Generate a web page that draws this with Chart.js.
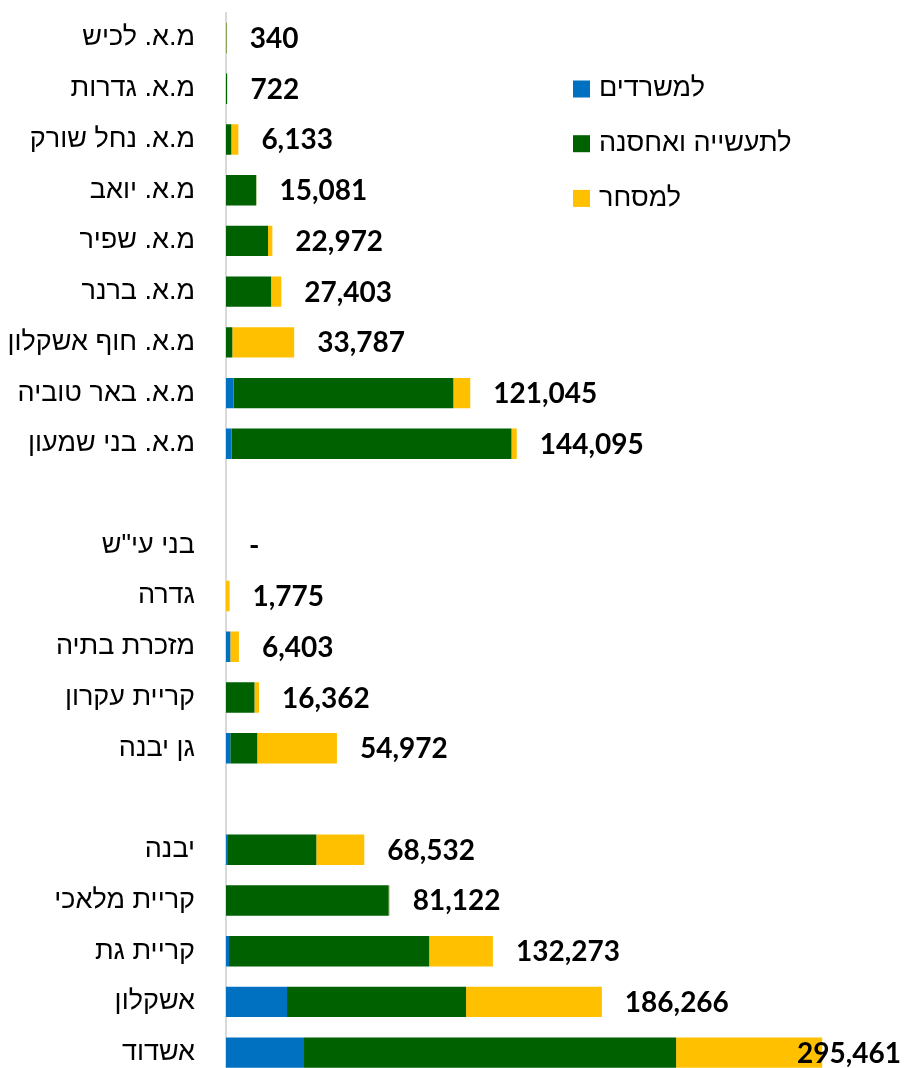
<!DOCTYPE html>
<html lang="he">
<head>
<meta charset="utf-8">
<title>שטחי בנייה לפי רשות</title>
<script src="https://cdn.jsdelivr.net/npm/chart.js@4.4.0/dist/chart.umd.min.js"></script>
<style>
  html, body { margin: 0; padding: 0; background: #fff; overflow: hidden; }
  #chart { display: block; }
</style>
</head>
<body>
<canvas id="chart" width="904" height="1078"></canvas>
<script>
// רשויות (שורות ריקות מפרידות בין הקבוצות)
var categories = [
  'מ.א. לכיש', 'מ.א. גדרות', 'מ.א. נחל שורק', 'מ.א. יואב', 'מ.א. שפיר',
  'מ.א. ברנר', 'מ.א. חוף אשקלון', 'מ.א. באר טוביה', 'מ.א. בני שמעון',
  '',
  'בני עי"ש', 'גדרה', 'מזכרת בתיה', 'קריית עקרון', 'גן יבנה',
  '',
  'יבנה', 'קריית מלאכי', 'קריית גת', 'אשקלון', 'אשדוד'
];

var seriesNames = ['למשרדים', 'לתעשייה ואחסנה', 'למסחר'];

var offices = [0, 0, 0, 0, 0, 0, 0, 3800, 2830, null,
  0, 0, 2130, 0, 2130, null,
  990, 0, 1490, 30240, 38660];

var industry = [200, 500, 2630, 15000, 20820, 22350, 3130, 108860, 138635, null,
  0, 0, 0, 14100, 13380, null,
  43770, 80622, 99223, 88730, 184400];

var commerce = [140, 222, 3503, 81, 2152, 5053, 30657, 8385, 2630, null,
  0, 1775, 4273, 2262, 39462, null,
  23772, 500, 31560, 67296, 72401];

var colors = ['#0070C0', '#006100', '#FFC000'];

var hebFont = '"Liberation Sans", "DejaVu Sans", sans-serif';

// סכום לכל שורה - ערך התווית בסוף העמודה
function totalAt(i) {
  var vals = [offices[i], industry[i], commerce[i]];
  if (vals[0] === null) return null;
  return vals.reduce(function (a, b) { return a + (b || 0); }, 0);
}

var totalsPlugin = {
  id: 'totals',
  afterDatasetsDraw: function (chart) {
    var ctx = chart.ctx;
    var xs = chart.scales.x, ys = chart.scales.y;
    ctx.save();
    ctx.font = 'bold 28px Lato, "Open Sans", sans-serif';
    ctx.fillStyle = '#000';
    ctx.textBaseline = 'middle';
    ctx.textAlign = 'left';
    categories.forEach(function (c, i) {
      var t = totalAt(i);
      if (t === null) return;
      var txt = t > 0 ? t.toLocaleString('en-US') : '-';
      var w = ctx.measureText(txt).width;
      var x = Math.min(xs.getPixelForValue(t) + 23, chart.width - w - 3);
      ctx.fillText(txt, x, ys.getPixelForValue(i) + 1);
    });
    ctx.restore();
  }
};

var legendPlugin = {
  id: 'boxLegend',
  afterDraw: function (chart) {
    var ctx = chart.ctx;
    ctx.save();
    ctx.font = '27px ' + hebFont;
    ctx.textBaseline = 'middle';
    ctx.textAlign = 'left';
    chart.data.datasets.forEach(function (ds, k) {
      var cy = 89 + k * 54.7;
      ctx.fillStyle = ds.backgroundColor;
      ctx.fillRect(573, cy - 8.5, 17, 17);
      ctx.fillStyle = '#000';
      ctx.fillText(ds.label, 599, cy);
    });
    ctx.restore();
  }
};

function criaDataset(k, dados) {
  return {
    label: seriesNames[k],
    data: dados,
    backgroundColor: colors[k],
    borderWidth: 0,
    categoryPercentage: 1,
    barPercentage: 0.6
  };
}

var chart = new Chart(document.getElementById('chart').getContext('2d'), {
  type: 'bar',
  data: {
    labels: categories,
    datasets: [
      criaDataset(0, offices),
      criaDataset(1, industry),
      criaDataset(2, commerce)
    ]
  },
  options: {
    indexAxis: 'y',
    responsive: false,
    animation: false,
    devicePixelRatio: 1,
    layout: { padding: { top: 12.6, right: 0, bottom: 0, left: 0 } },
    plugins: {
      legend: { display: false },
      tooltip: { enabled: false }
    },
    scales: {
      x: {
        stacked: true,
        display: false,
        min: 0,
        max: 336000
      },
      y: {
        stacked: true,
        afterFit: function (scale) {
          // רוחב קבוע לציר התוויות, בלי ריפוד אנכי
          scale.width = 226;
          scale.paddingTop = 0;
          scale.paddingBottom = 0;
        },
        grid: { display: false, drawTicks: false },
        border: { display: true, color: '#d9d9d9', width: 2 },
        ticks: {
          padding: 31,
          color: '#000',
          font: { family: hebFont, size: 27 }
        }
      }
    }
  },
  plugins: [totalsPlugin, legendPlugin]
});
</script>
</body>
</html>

______________________________

◆ YOUR INSTRUCTIONS
The pictures should not be reproduced; quote all of the other material exactly.

◆ THE ANSWER
Generate a web page that draws this with Chart.js.
<!DOCTYPE html>
<html lang="he">
<head>
<meta charset="utf-8">
<title>שטחי בנייה לפי רשות</title>
<script src="https://cdn.jsdelivr.net/npm/chart.js@4.4.0/dist/chart.umd.min.js"></script>
<style>
  html, body { margin: 0; padding: 0; background: #fff; overflow: hidden; }
  #chart { display: block; }
</style>
</head>
<body>
<canvas id="chart" width="904" height="1078"></canvas>
<script>
// רשויות (שורות ריקות מפרידות בין הקבוצות)
var categories = [
  'מ.א. לכיש', 'מ.א. גדרות', 'מ.א. נחל שורק', 'מ.א. יואב', 'מ.א. שפיר',
  'מ.א. ברנר', 'מ.א. חוף אשקלון', 'מ.א. באר טוביה', 'מ.א. בני שמעון',
  '',
  'בני עי"ש', 'גדרה', 'מזכרת בתיה', 'קריית עקרון', 'גן יבנה',
  '',
  'יבנה', 'קריית מלאכי', 'קריית גת', 'אשקלון', 'אשדוד'
];

var seriesNames = ['למשרדים', 'לתעשייה ואחסנה', 'למסחר'];

var offices = [0, 0, 0, 0, 0, 0, 0, 3800, 2830, null,
  0, 0, 2130, 0, 2130, null,
  990, 0, 1490, 30240, 38660];

var industry = [200, 500, 2630, 15000, 20820, 22350, 3130, 108860, 138635, null,
  0, 0, 0, 14100, 13380, null,
  43770, 80622, 99223, 88730, 184400];

var commerce = [140, 222, 3503, 81, 2152, 5053, 30657, 8385, 2630, null,
  0, 1775, 4273, 2262, 39462, null,
  23772, 500, 31560, 67296, 72401];

var colors = ['#0070C0', '#006100', '#FFC000'];

var hebFont = '"Liberation Sans", "DejaVu Sans", sans-serif';

// סכום לכל שורה - ערך התווית בסוף העמודה
function totalAt(i) {
  var vals = [offices[i], industry[i], commerce[i]];
  if (vals[0] === null) return null;
  return vals.reduce(function (a, b) { return a + (b || 0); }, 0);
}

var totalsPlugin = {
  id: 'totals',
  afterDatasetsDraw: function (chart) {
    var ctx = chart.ctx;
    var xs = chart.scales.x, ys = chart.scales.y;
    ctx.save();
    ctx.font = 'bold 28px Lato, "Open Sans", sans-serif';
    ctx.fillStyle = '#000';
    ctx.textBaseline = 'middle';
    ctx.textAlign = 'left';
    categories.forEach(function (c, i) {
      var t = totalAt(i);
      if (t === null) return;
      var txt = t > 0 ? t.toLocaleString('en-US') : '-';
      var w = ctx.measureText(txt).width;
      var x = Math.min(xs.getPixelForValue(t) + 23, chart.width - w - 3);
      ctx.fillText(txt, x, ys.getPixelForValue(i) + 1);
    });
    ctx.restore();
  }
};

var legendPlugin = {
  id: 'boxLegend',
  afterDraw: function (chart) {
    var ctx = chart.ctx;
    ctx.save();
    ctx.font = '27px ' + hebFont;
    ctx.textBaseline = 'middle';
    ctx.textAlign = 'left';
    chart.data.datasets.forEach(function (ds, k) {
      var cy = 89 + k * 54.7;
      ctx.fillStyle = ds.backgroundColor;
      ctx.fillRect(573, cy - 8.5, 17, 17);
      ctx.fillStyle = '#000';
      ctx.fillText(ds.label, 599, cy);
    });
    ctx.restore();
  }
};

function criaDataset(k, dados) {
  return {
    label: seriesNames[k],
    data: dados,
    backgroundColor: colors[k],
    borderWidth: 0,
    categoryPercentage: 1,
    barPercentage: 0.6
  };
}

var chart = new Chart(document.getElementById('chart').getContext('2d'), {
  type: 'bar',
  data: {
    labels: categories,
    datasets: [
      criaDataset(0, offices),
      criaDataset(1, industry),
      criaDataset(2, commerce)
    ]
  },
  options: {
    indexAxis: 'y',
    responsive: false,
    animation: false,
    devicePixelRatio: 1,
    layout: { padding: { top: 12.6, right: 0, bottom: 0, left: 0 } },
    plugins: {
      legend: { display: false },
      tooltip: { enabled: false }
    },
    scales: {
      x: {
        stacked: true,
        display: false,
        min: 0,
        max: 336000
      },
      y: {
        stacked: true,
        afterFit: function (scale) {
          // רוחב קבוע לציר התוויות, בלי ריפוד אנכי
          scale.width = 226;
          scale.paddingTop = 0;
          scale.paddingBottom = 0;
        },
        grid: { display: false, drawTicks: false },
        border: { display: true, color: '#d9d9d9', width: 2 },
        ticks: {
          padding: 31,
          color: '#000',
          font: { family: hebFont, size: 27 }
        }
      }
    }
  },
  plugins: [totalsPlugin, legendPlugin]
});
</script>
</body>
</html>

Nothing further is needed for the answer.